One of the most important was Assembly Bill 213 on land use and zoning that easily passed and was signed by Gov. Joe Lombardo, Hicks said. It calls for the “efficient and expeditious” processing of land use applications and improvement plans. “I don’t think I have seen such a diverse and broad base of supporters for this bill,” Hicks said. “It had everyone from the construction industry and contractors to affordable housing groups and the culinary union. It was encouraging to see support for that bill and the large recognition that speeding up the process and getting more supply on the market is critical not just for the affordable housing piece but market-rate housing, too.”
Under the new law outlined by Hicks, local governments must publish on their websites pending residential land-use planning applications, including how long they have been pending. Local governments must prepare an annual report identifying a plan to maintain and develop both affordable and market-rate housing needs within a community over five years. Local governments must review a residential land-use application within 10 business days after it has been filed and failure to do so means the application is deemed complete. A local government that rejects a residential land-use application for incompleteness must provide specific reasons for the rejection. No reason was needed in the past for a rejection, and this will help applicants stuck in their application process, Hicks said.
A local government that establishes any kind of preliminary application process can’t use that process to circumvent the review periods. The Legislation clarifies that the time frames by which a county must review and process land-use applications also applies to cities within the county. It also requires that local governments prioritize land-use applications for affordable housing projects. “I think one of the most important pieces of this bill is the legislative declaration,” Hicks said. “For many years, we’ve already argued about the supply side issues for housing affordability and the impact on home prices from a low supply. I was happy we were able to get some traction on that this year, and it talks about housing supply as a critical part of housing affordability balance. I think that’s something we can rely on for many years and something very helpful.”
Hicks said another important component in the bill was measuring how long when these applications for residential projects are going through the process. “That’s been a point of frustration for many builders of understanding why it’s taking so long and where it is in the process,” Hicks said. “This bill will require it to be reported on a local government website, so seeing how long things are taking will be helpful that once we have that data we can figure out the solutions to deal with it.”

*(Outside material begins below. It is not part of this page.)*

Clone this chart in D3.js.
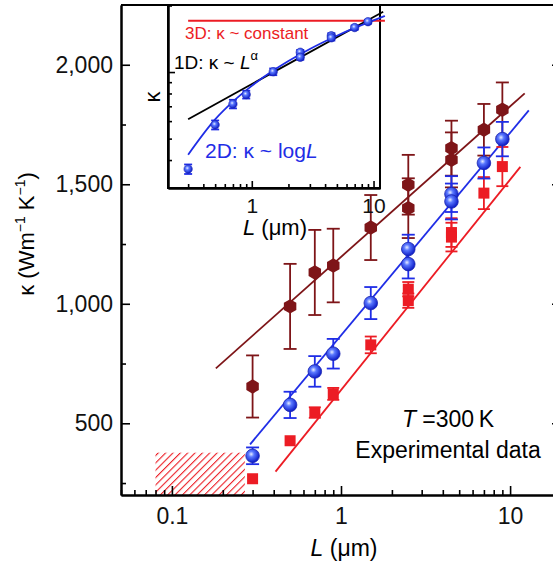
<!DOCTYPE html>
<html>
<head>
<meta charset="utf-8">
<script src="https://cdn.jsdelivr.net/npm/d3@7"></script>
<style>
  body { margin: 0; background: #fff; }
  svg { display: block; font-family: "Liberation Sans", Arial, Helvetica, sans-serif; }
</style>
</head>
<body>
<div id="chart"></div>
<script>

// Values (L in um, kappa in W m^-1 K^-1)

const lengths = [0.3, 0.5, 0.7, 0.9, 1.5, 2.5, 2.5, 4.5, 4.5, 7, 9];

const brownKappa = [654, 989, 1131, 1160, 1319, 1498, 1400, 1651, 1602, 1728, 1812];
const brownError = [130, 178, 178, 154, 136, 125, 125, 115, 115, 108, 114];

const blueKappa = [364, 577, 717, 791, 1003, 1229, 1166, 1459, 1428, 1589, 1689];
const blueError = [35, 55, 64, 62, 67, 60, 60, 75, 75, 65, 72];

const redKappa = [268, 427, 545, 623, 828, 1061, 1013, 1298, 1279, 1463, 1574];
const redError = [0, 0, 22, 25, 35, 30, 30, 60, 60, 67, 82];

// Fit lines, end points

const brownFitL = [0.182, 12.2];
const brownFitK = [730, 1880];
const blueFitL = [0.29, 12.9];
const blueFitK = [412, 1809];
const redFitL = [0.41, 11.5];
const redFitK = [298, 1573];

// Hatched region

const hatchL = [0.08, 0.27];
const hatchK = [200, 377];

// Inset (log-log)

const insetError = [18, 27, 32, 32, 35, 30, 30, 40, 40, 35, 35];
const insetLogL = [0.3, 0.5, 0.7, 1, 1.5, 2, 3, 5, 7, 10, 12.4];
const insetLogK = [423, 611, 735, 866, 1015, 1121, 1271, 1459, 1583, 1714, 1793];
const insetPowerL = [0.3, 12];
const insetPowerK = [612, 1875];
const insetConstL = [0.3, 12.4];
const insetConstK = [1706, 1706];

// Ticks

const xTicks = [0.1, 1, 10];
const yTicks = [500, 1000, 1500, 2000];
const yMinorTicks = [250, 750, 1250, 1750];
const insetXTicks = [1, 10];
const insetYTicks = [1000];

// Colors

const brown = "#7e1518";
const blue = "#1f2de6";
const red = "#ec1c24";

const width = 553, height = 568;

const svg = d3.select("#chart").append("svg")
    .attr("width", width)
    .attr("height", height);

const defs = svg.append("defs");

const grad = defs.append("radialGradient")
    .attr("id", "ball")
    .attr("cx", "40%").attr("cy", "38%").attr("r", "60%");
grad.append("stop").attr("offset", "0%").attr("stop-color", "#e8eeff");
grad.append("stop").attr("offset", "35%").attr("stop-color", "#5a78ff");
grad.append("stop").attr("offset", "100%").attr("stop-color", "#1020c8");

const hatch = defs.append("pattern")
    .attr("id", "hatch")
    .attr("patternUnits", "userSpaceOnUse")
    .attr("width", 5.2).attr("height", 5.2)
    .attr("patternTransform", "rotate(45)");
hatch.append("line")
    .attr("x1", 0).attr("y1", 0).attr("x2", 0).attr("y2", 5.2)
    .attr("stroke", red).attr("stroke-width", 2.2);

// Scales

const x = d3.scaleLog().domain([0.05, 20]).range([121, 561]);
const y = d3.scaleLinear().domain([200, 2250]).range([495, 5]);

const isMajor = v => Math.abs(Math.log10(v) - Math.round(Math.log10(v))) < 1e-6;

function styleAxis(g, size) {
    g.attr("font-family", null).attr("font-size", size);
    g.select(".domain").attr("stroke-width", 2);
    g.selectAll(".tick line").attr("stroke-width", 1.6);
    g.selectAll(".tick text").attr("fill", "#111");
}

// Hatched box

svg.append("rect")
    .attr("x", x(hatchL[0]))
    .attr("y", y(hatchK[1]))
    .attr("width", x(hatchL[1]) - x(hatchL[0]))
    .attr("height", y(hatchK[0]) - y(hatchK[1]))
    .attr("fill", "url(#hatch)");

// Add x-axis

svg.append("g")
    .attr("transform", "translate(0," + y.range()[0] + ")")
    .call(d3.axisBottom(x).tickValues(x.ticks().filter(v => !isMajor(v))).tickSize(-5).tickSizeOuter(0).tickFormat(""))
    .call(g => styleAxis(g, 23));

svg.append("g")
    .attr("transform", "translate(0," + y.range()[0] + ")")
    .call(d3.axisBottom(x).tickValues(xTicks).tickSize(-9).tickSizeOuter(0).tickPadding(13).tickFormat(d => d))
    .call(g => styleAxis(g, 23));

// Add y-axis

svg.append("g")
    .attr("transform", "translate(" + x.range()[0] + ",0)")
    .call(d3.axisLeft(y).tickValues(yMinorTicks).tickSize(-5).tickSizeOuter(0).tickFormat(""))
    .call(g => styleAxis(g, 23));

svg.append("g")
    .attr("transform", "translate(" + x.range()[0] + ",0)")
    .call(d3.axisLeft(y).tickValues(yTicks).tickSize(-9).tickSizeOuter(0).tickPadding(8).tickFormat(d3.format(",")))
    .call(g => styleAxis(g, 23));

// Right axis and top frame

svg.append("g")
    .attr("transform", "translate(" + x.range()[1] + ",0)")
    .call(d3.axisRight(y).tickValues(yTicks).tickSize(-9).tickSizeOuter(0).tickFormat(""))
    .call(g => styleAxis(g, 23));

svg.append("line")
    .attr("x1", x.range()[0]).attr("x2", x.range()[1])
    .attr("y1", y.range()[1]).attr("y2", y.range()[1])
    .attr("stroke", "#000").attr("stroke-width", 2);

// Fit lines

const fitLine = d3.line().x(d => x(d[0])).y(d => y(d[1]));

[[brownFitL, brownFitK, brown], [blueFitL, blueFitK, blue], [redFitL, redFitK, red]].forEach(([ls, ks, color]) => {
    svg.append("path")
        .attr("d", fitLine(d3.zip(ls, ks)))
        .attr("fill", "none")
        .attr("stroke", color)
        .attr("stroke-width", 1.8);
});

// Markers with error bars

function hexagon(r) {
    const pts = d3.range(6).map(i => {
        const a = Math.PI / 3 * i - Math.PI / 2;
        return [r * Math.cos(a), r * Math.sin(a)];
    });
    return "M" + pts.join("L") + "Z";
}

function addSeries(g, xs, ys, kappa, err, color, cap, marker) {
    const rows = d3.zip(lengths, kappa, err);
    const bars = g.append("g").attr("stroke", color).attr("stroke-width", 1.8);
    rows.filter(r => r[2] > 0).forEach(([l, k, e]) => {
        const cx = xs(l);
        bars.append("line").attr("x1", cx).attr("x2", cx).attr("y1", ys(k - e)).attr("y2", ys(k + e));
        bars.append("line").attr("x1", cx - cap).attr("x2", cx + cap).attr("y1", ys(k - e)).attr("y2", ys(k - e));
        bars.append("line").attr("x1", cx - cap).attr("x2", cx + cap).attr("y1", ys(k + e)).attr("y2", ys(k + e));
    });
    rows.forEach(([l, k]) => marker(g, xs(l), ys(k)));
}

addSeries(svg, x, y, brownKappa, brownError, brown, 6.5, (g, cx, cy) =>
    g.append("path").attr("d", hexagon(7.2)).attr("transform", `translate(${cx},${cy})`).attr("fill", brown));

addSeries(svg, x, y, redKappa, redError, red, 6, (g, cx, cy) =>
    g.append("rect").attr("x", cx - 5.5).attr("y", cy - 5.5).attr("width", 11).attr("height", 11).attr("fill", red));

addSeries(svg, x, y, blueKappa, blueError, blue, 6.5, (g, cx, cy) =>
    g.append("circle").attr("cx", cx).attr("cy", cy).attr("r", 6.8).attr("fill", "url(#ball)").attr("stroke", "#1a24b0").attr("stroke-width", 0.8));

// Annotations

const note = svg.append("text")
    .attr("x", 448).attr("y", 427)
    .attr("text-anchor", "middle")
    .attr("font-size", 23);
note.append("tspan").attr("font-style", "italic").text("T");
note.append("tspan").text(" =300\u2009K");

svg.append("text")
    .attr("x", 448).attr("y", 458)
    .attr("text-anchor", "middle")
    .attr("font-size", 23)
    .text("Experimental data");

const xLabel = svg.append("text")
    .attr("x", 344).attr("y", 556)
    .attr("text-anchor", "middle")
    .attr("font-size", 23);
xLabel.append("tspan").attr("font-style", "italic").text("L");
xLabel.append("tspan").text(" (\u03bcm)");

const yLabel = svg.append("text")
    .attr("transform", "translate(34,234) rotate(-90)")
    .attr("text-anchor", "middle")
    .attr("font-size", 22);
yLabel.append("tspan").text("\u03ba (Wm");
yLabel.append("tspan").attr("font-size", 14).attr("dy", -9).text("\u22121");
yLabel.append("tspan").attr("dy", 9).text(" K");
yLabel.append("tspan").attr("font-size", 14).attr("dy", -9).text("\u22121");
yLabel.append("tspan").attr("dy", 9).text(")");

// Inset

const ix = d3.scaleLog().domain([0.205, 11.3]).range([168, 380]);
const iy = d3.scaleLog().domain([299, 2010]).range([188, 5]);

const inset = svg.append("g");

inset.append("rect")
    .attr("x", ix.range()[0]).attr("y", iy.range()[1])
    .attr("width", ix.range()[1] - ix.range()[0])
    .attr("height", iy.range()[0] - iy.range()[1])
    .attr("fill", "#fff");

inset.append("g")
    .attr("transform", "translate(0," + iy.range()[0] + ")")
    .call(d3.axisBottom(ix).tickValues(ix.ticks().filter(v => !isMajor(v))).tickSize(-4).tickSizeOuter(0).tickFormat(""))
    .call(g => styleAxis(g, 21));

inset.append("g")
    .attr("transform", "translate(0," + iy.range()[0] + ")")
    .call(d3.axisBottom(ix).tickValues(insetXTicks).tickSize(-7).tickSizeOuter(0).tickPadding(10).tickFormat(d => d))
    .call(g => styleAxis(g, 21));

inset.append("g")
    .attr("transform", "translate(" + ix.range()[0] + ",0)")
    .call(d3.axisLeft(iy).tickValues(iy.ticks().filter(v => !isMajor(v))).tickSize(-4).tickSizeOuter(0).tickFormat(""))
    .call(g => styleAxis(g, 21));

inset.append("g")
    .attr("transform", "translate(" + ix.range()[0] + ",0)")
    .call(d3.axisLeft(iy).tickValues(insetYTicks).tickSize(-7).tickSizeOuter(0).tickFormat(""))
    .call(g => styleAxis(g, 21));

inset.append("rect")
    .attr("x", ix.range()[0]).attr("y", iy.range()[1])
    .attr("width", ix.range()[1] - ix.range()[0])
    .attr("height", iy.range()[0] - iy.range()[1])
    .attr("fill", "none")
    .attr("stroke", "#000")
    .attr("stroke-width", 2);

const insetLine = d3.line().x(d => ix(d[0])).y(d => iy(d[1]));

inset.append("path")
    .attr("d", insetLine(d3.zip(insetConstL, insetConstK)))
    .attr("fill", "none").attr("stroke", red).attr("stroke-width", 2);

inset.append("path")
    .attr("d", insetLine(d3.zip(insetPowerL, insetPowerK)))
    .attr("fill", "none").attr("stroke", "#000").attr("stroke-width", 1.8);

inset.append("path")
    .attr("d", insetLine.curve(d3.curveMonotoneX)(d3.zip(insetLogL, insetLogK)))
    .attr("fill", "none").attr("stroke", blue).attr("stroke-width", 1.8);

addSeries(inset, ix, iy, blueKappa, insetError, blue, 4, (g, cx, cy) =>
    g.append("circle").attr("cx", cx).attr("cy", cy).attr("r", 4.2).attr("fill", "url(#ball)").attr("stroke", "#1a24b0").attr("stroke-width", 0.6));

// Inset labels

const t3 = inset.append("text")
    .attr("x", 185).attr("y", 39)
    .attr("font-size", 17)
    .attr("fill", red)
    .text("3D: \u03ba ~ constant");

const t1 = inset.append("text")
    .attr("x", 174).attr("y", 69)
    .attr("font-size", 19)
    .attr("fill", "#000");
t1.append("tspan").text("1D: \u03ba ~ ");
t1.append("tspan").attr("font-style", "italic").text("L");
t1.append("tspan").attr("font-size", 13).attr("dy", -9).text("\u03b1");

const t2 = inset.append("text")
    .attr("x", 205).attr("y", 158)
    .attr("font-size", 21)
    .attr("fill", blue);
t2.append("tspan").text("2D: \u03ba ~ log");
t2.append("tspan").attr("font-style", "italic").text("L");

inset.append("text")
    .attr("transform", "translate(160,97) rotate(-90)")
    .attr("text-anchor", "middle")
    .attr("font-size", 22)
    .text("\u03ba");

const ixLabel = inset.append("text")
    .attr("x", 275).attr("y", 235)
    .attr("text-anchor", "middle")
    .attr("font-size", 22);
ixLabel.append("tspan").attr("font-style", "italic").text("L");
ixLabel.append("tspan").text(" (\u03bcm)");

</script>
</body>
</html>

There were bills that weren’t backed by builders, Hicks said. Senate Bill 371 that was passed by lawmakers and vetoed by Lombardo would have empowered a city to implement policies directed at rent control and inclusionary zoning. “It has come up a few times over the years in different incarnations, and in this one was a delegation of authority to local governments to get into rent control and inclusionary zoning,” Hicks said. “This bill started out pretty broad and got broader and said local governments can do whatever they want as long as they are doing it for affordable housing.” Senate Bill 427 that only passed the Senate would have required more regulations on job sites, especially in dealing with high temperatures. Hicks said construction sites are safe and the number of heat illness complaints were few. “We didn’t oppose it because it was a bad idea,” Hicks said. “We opposed it because work sites are already safe, and we were concerned about overly prescriptive rules.”

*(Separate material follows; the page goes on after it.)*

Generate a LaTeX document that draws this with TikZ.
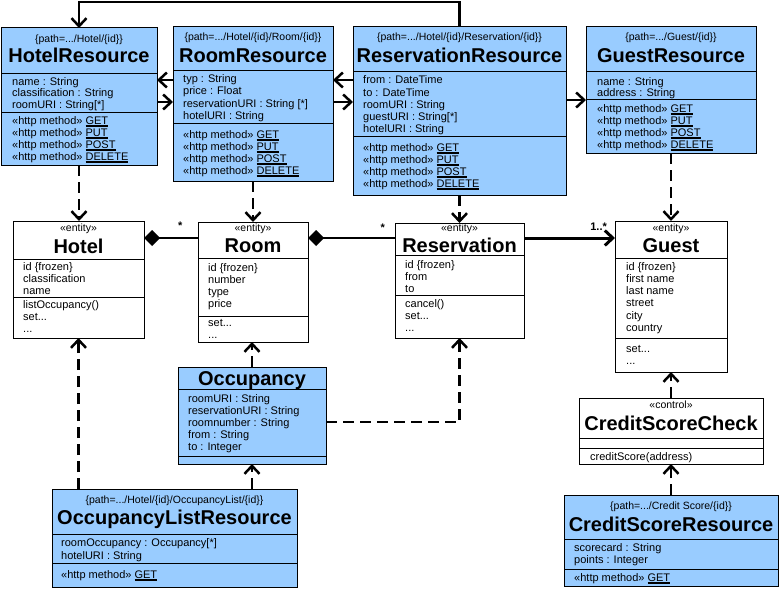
\documentclass[tikz,border=0pt]{standalone}
\usepackage{fontspec}
\setmainfont{Liberation Sans}
\usetikzlibrary{arrows.meta}
\definecolor{resblue}{RGB}{153,204,255}
\newcommand\ulm[1]{\vtop{\hbox{#1}\kern1.2pt\hrule height1.3pt}}
\newcommand\httpm[1]{«http method» \ulm{#1}}
\newcommand\tdots{...}
\begin{document}
\begin{tikzpicture}[x=1pt,y=-1pt,
box/.style={draw,line width=1pt,anchor=north west,inner sep=0pt,outer sep=0pt},res/.style={box,fill=resblue},sep/.style={line width=1pt},
txt/.style={anchor=base west,inner sep=0pt,font=\fontsize{11}{13}\selectfont},ttl/.style={anchor=base,inner sep=0pt,font=\fontsize{20}{24}\selectfont\bfseries},tag/.style={anchor=base,inner sep=0pt,font=\fontsize{10.5}{12}\selectfont},
assoc/.style={line width=2.5pt,-{Straight Barb[length=8pt,width=15pt]}},dep/.style={assoc,dash pattern=on 11pt off 6pt},comp/.style={line width=2.5pt,-{Diamond[length=16pt,width=16pt]}},mult/.style={inner sep=0pt,font=\fontsize{11}{13}\selectfont\bfseries}]
\useasboundingbox(0,0)rectangle(783,591);
% HotelResource
\node[res,minimum width=156pt,minimum height=137pt](hotelres)at(1,28){};\draw[sep](hotelres.west|-0,74)--(hotelres.east|-0,74) (hotelres.west|-0,112)--(hotelres.east|-0,112);\node[tag](hrp)at(79,43){\{path=\tdots/Hotel/\{id\}\}};\node[ttl](hrt)at(79,63){HotelResource};\foreach\t[count=\i]in{name : String,classification : String,roomURI : String[*]}\node[txt](hra\i)at(12,73+12*\i){\t};\foreach\m[count=\i]in{GET,PUT,POST,DELETE}\node[txt](hrm\i)at(12,112+12*\i){\httpm{\m}};
% RoomResource
\node[res,minimum width=160pt,minimum height=154pt](roomres)at(173,27){};\draw[sep](roomres.west|-0,71)--(roomres.east|-0,71) (roomres.west|-0,123)--(roomres.east|-0,123);\node[tag](rrp)at(253,41){\{path=\tdots/Hotel/\{id\}/Room/\{id\}\}};\node[ttl](rrt)at(253,63){RoomResource};\foreach\t[count=\i]in{typ : String,price : Float,reservationURI : String [*],hotelURI : String}\node[txt](rra\i)at(183,71+12*\i){\t};\foreach\m[count=\i]in{GET,PUT,POST,DELETE}\node[txt](rrm\i)at(183,126+12*\i){\httpm{\m}};
% ReservationResource
\node[res,minimum width=213pt,minimum height=168pt](resres)at(353,27){};\draw[sep](resres.west|-0,72)--(resres.east|-0,72) (resres.west|-0,136)--(resres.east|-0,136);\node[tag](vrp)at(459.5,41){\{path=\tdots/Hotel/\{id\}/Reservation/\{id\}\}};\node[ttl](vrt)at(459.5,63){ReservationResource};\foreach\t[count=\i]in{from : DateTime,to : DateTime,roomURI : String,guestURI : String[*],hotelURI : String}\node[txt](vra\i)at(363,72+12*\i){\t};\foreach\m[count=\i]in{GET,PUT,POST,DELETE}\node[txt](vrm\i)at(363,139+12*\i){\httpm{\m}};
% GuestResource
\node[res,minimum width=170pt,minimum height=126pt](guestres)at(586,27){};\draw[sep](guestres.west|-0,72)--(guestres.east|-0,72) (guestres.west|-0,100)--(guestres.east|-0,100);\node[tag](grp)at(671,41){\{path=\tdots/Guest/\{id\}\}};\node[ttl](grt)at(671,63){GuestResource};\foreach\t[count=\i]in{name : String,address : String}\node[txt](gra\i)at(597,73+12*\i){\t};\foreach\m[count=\i]in{GET,PUT,POST,DELETE}\node[txt](grm\i)at(597,100+12*\i){\httpm{\m}};
% Hotel
\node[box,minimum width=131pt,minimum height=117pt](hotel)at(13,221){};\draw[sep](hotel.west|-0,259)--(hotel.east|-0,259) (hotel.west|-0,297)--(hotel.east|-0,297);\node[tag](hs)at(78.5,231){«entity»};\node[ttl](ht)at(78.5,253){Hotel};\foreach\t[count=\i]in{id \{frozen\},classification,name}\node[txt](ha\i)at(23,258+12*\i){\t};\foreach\t[count=\i]in{listOccupancy(),set\tdots,\tdots}\node[txt](hm\i)at(23,296+12*\i){\t};
% Room
\node[box,minimum width=110pt,minimum height=120pt](room)at(198,222){};\draw[sep](room.west|-0,258)--(room.east|-0,258) (room.west|-0,316)--(room.east|-0,316);\node[tag](rs)at(253,231){«entity»};\node[ttl](rt)at(253,252){Room};\foreach\t[count=\i]in{id \{frozen\},number,type,price}\node[txt](ra\i)at(208,259+12*\i){\t};\foreach\t[count=\i]in{set\tdots,\tdots}\node[txt](rm\i)at(208,314+12*\i){\t};
% Reservation
\node[box,minimum width=129pt,minimum height=115pt](reserv)at(395,223){};\draw[sep](reserv.west|-0,255)--(reserv.east|-0,255) (reserv.west|-0,295)--(reserv.east|-0,295);\node[tag](vs)at(459.5,231){«entity»};\node[ttl](vt)at(459.5,252){Reservation};\foreach\t[count=\i]in{id \{frozen\},from,to}\node[txt](va\i)at(405,256+12*\i){\t};\foreach\t[count=\i]in{cancel(),set\tdots,\tdots}\node[txt](vm\i)at(405,295+12*\i){\t};
% Guest
\node[box,minimum width=112pt,minimum height=151pt](guest)at(615,221){};\draw[sep](guest.west|-0,258)--(guest.east|-0,258) (guest.west|-0,338)--(guest.east|-0,338);\node[tag](gs)at(671,231){«entity»};\node[ttl](gt)at(671,252){Guest};\foreach\t[count=\i]in{id \{frozen\},first name,last name,street,city,country}\node[txt](ga\i)at(626,258+12.2*\i){\t};\foreach\t[count=\i]in{set\tdots,\tdots}\node[txt](gm\i)at(626,340+12*\i){\t};
% Occupancy
\node[res,minimum width=148pt,minimum height=97pt](occ)at(178,367){};\draw[sep](occ.west|-0,389)--(occ.east|-0,389) (occ.west|-0,456)--(occ.east|-0,456);\node[ttl](ot)at(252,385){Occupancy};\foreach\t[count=\i]in{roomURI : String,reservationURI : String,roomnumber : String,from : String,to : Integer}\node[txt](oa\i)at(188,390+12*\i){\t};
% OccupancyListResource
\node[res,minimum width=245pt,minimum height=98pt](occlist)at(52,489){};\draw[sep](occlist.west|-0,534)--(occlist.east|-0,534) (occlist.west|-0,563)--(occlist.east|-0,563);\node[tag](olp)at(174.5,503){\{path=\tdots/Hotel/\{id\}/OccupancyList/\{id\}\}};\node[ttl](olt)at(174.5,524){OccupancyListResource};\foreach\t[count=\i]in{roomOccupancy : Occupancy[*],hotelURI : String}\node[txt](ola\i)at(61,534+12.5*\i){\t};\node[txt](olm)at(61,578){\httpm{GET}};
% CreditScoreCheck
\node[box,fill=white,minimum width=184pt,minimum height=66pt](check)at(579,398){};\draw[sep](check.west|-0,438)--(check.east|-0,438) (check.west|-0,448)--(check.east|-0,448);\node[tag](cs)at(671,408){«control»};\node[ttl](ct)at(671,430){CreditScoreCheck};\node[txt](cm)at(590,460){creditScore(address)};
% CreditScoreResource
\node[res,minimum width=214pt,minimum height=91pt](credit)at(564,495){};\draw[sep](credit.west|-0,539)--(credit.east|-0,539) (credit.west|-0,569)--(credit.east|-0,569);\node[tag](crp)at(671,509){\{path=\tdots/Credit Score/\{id\}\}};\node[ttl](crt)at(671,531){CreditScoreResource};\foreach\t[count=\i]in{scorecard : String,points : Integer}\node[txt](cra\i)at(574,539+12*\i){\t};\node[txt](crm)at(574,581){\httpm{GET}};
% links between resources
\draw[assoc](resres.north)--++(0,-25)-|(hotelres.north);
\draw[assoc](roomres.west|-0,80)--(hotelres.east|-0,80);\draw[assoc](hotelres.east|-0,102)--(roomres.west|-0,102);
\draw[assoc](resres.west|-0,80)--(roomres.east|-0,80);\draw[assoc](roomres.east|-0,102)--(resres.west|-0,102);
\draw[assoc](resres.east|-0,100)--(guestres.west|-0,100);
% dependencies
\draw[dep](hotelres.south)--(hotelres.south|-hotel.north);\draw[dep](roomres.south)--(roomres.south|-room.north);\draw[dep](resres.south)--(resres.south|-reserv.north);\draw[dep](guestres.south)--(guestres.south|-guest.north);
\draw[dep](occ.north)--(occ.north|-room.south);\draw[dep](occ.east|-0,422)-|(reserv.south);
\draw[dep](occlist.north-|hotel.south)--(hotel.south);\draw[dep](occlist.north-|occ.south)--(occ.south);
\draw[dep](check.north)--(check.north|-guest.south);\draw[dep](credit.north)--(credit.north|-check.south);
% entity associations
\draw[comp](room.west|-0,238)--node[mult,pos=.33,yshift=12pt](m1){*}(hotel.east|-0,238);
\draw[comp](reserv.west|-0,238)--node[mult,pos=.14,yshift=10pt](m2){*}(room.east|-0,238);
\draw[assoc,line width=3pt](reserv.east|-0,238)--node[mult,pos=.82,yshift=11pt](m3){1..*}(guest.west|-0,238);
\end{tikzpicture}
\end{document}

Senate Bill 226 signed by Lombardo would have initially applied prevailing wages broadly to almost any type of construction, including residential, Hicks said. It was amended to apply to only the construction of certain buildings constructed for the Nevada Higher Education System. “The way SB 226 started out and was worded that the examples they gave of what would be covered by prevailing wage were so broad it was getting into privately financed projects in a lot of ways,” Hicks said. “That would have been something new in our state. There was a lot of pushback from a lot of industries, including the Home Builders Association. The labor unions were able to find something else to focus on besides prevailing wages on privately financed projects.”
Senate Bill 395 that was passed by lawmakers and vetoed by Lombardo dealt with corporate ownership of homes. It required corporate entities owning a residence to register with the Secretary of State. It also limited the number of residences that can be purchased by a corporate entity. The bill was amended so that it did not apply to the sale of newly constructed homes and intercompany transfers, Hicks said. The bill was written out of concern that corporations were buying up homes, particularly in Las Vegas, renting them out and driving out long-time tenants and driving up prices. Hicks said if the bill comes back in the future, it’s hoped that the amended part remains and won’t apply to new construction.
Senate Bill 171 failed to advance in the Legislature. It allowed homeowners in a homeowners association to recover treble damages, special damages and punitive damages for personal injury or damage to property based on the HOA’s failure to comply with governing documents. “This was something we were worried about for increased damages against builders (in the future), and we opposed that bill,” said Hicks, who added there was no construction defect legislation in the session.